All things are possible with God.

And more to the point - life isn't, and never has been, apart from God's work of creation. After all, it IS God's work of creation.

You right that it's irrelevant but the clear testimony of Scripture and faith is that God is the Creator of life not the Guider of change.


God is not the guider of change? I say He is. Ever talk with a changed alcoholic, or another Christian whom God changed? God is all about change.

Oh, that's right - you say that if there isn't a non-physical miracle, the God is not around.
As I asked on the other thread, do you have a quote where Darwin says "Darwinism is defined as...."? Not that it would matter anyway, since as explained before, we get definitions from dictionaries.
Darwin is not required to define his theory in your words, it's not a magical incantation that must include the words 'defined as'.
Of course he isn't required to define it. That's why he didn't. I'm guessing Darwin knew of dictionaries as I do.



No matter where the conversation starts it always goes back to the same fallacious ad hominem attacks.

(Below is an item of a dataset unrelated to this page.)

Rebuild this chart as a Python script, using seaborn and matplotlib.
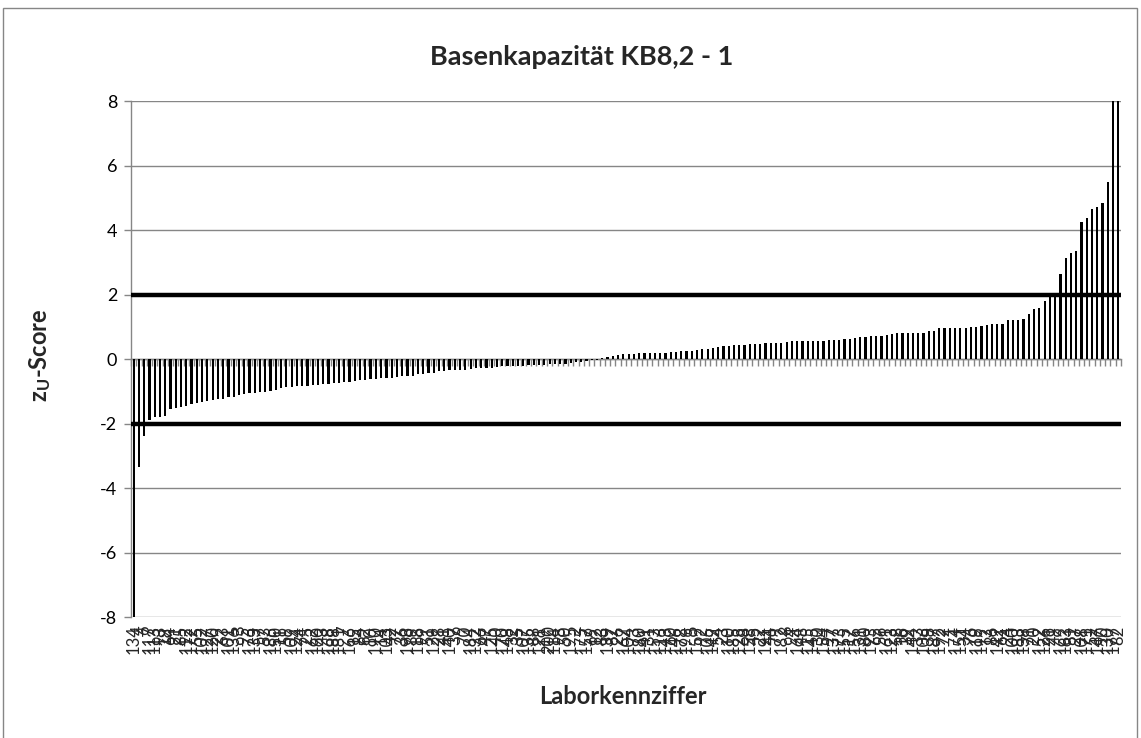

I gave a link where Metherion listed at length your ad-hominem attacks (just in that one thread). Please let me know where I attacked you personally in this thread, and I'll apologize.

The text is clear that we were made from pre-existing material, and the dust of the ground existed before apes.
It's also clear that Adam was not alive until God breathed life into him, making him a living soul. The Hebrew term for it is 'bara' and it excludes any inference of a living ape becoming a human being.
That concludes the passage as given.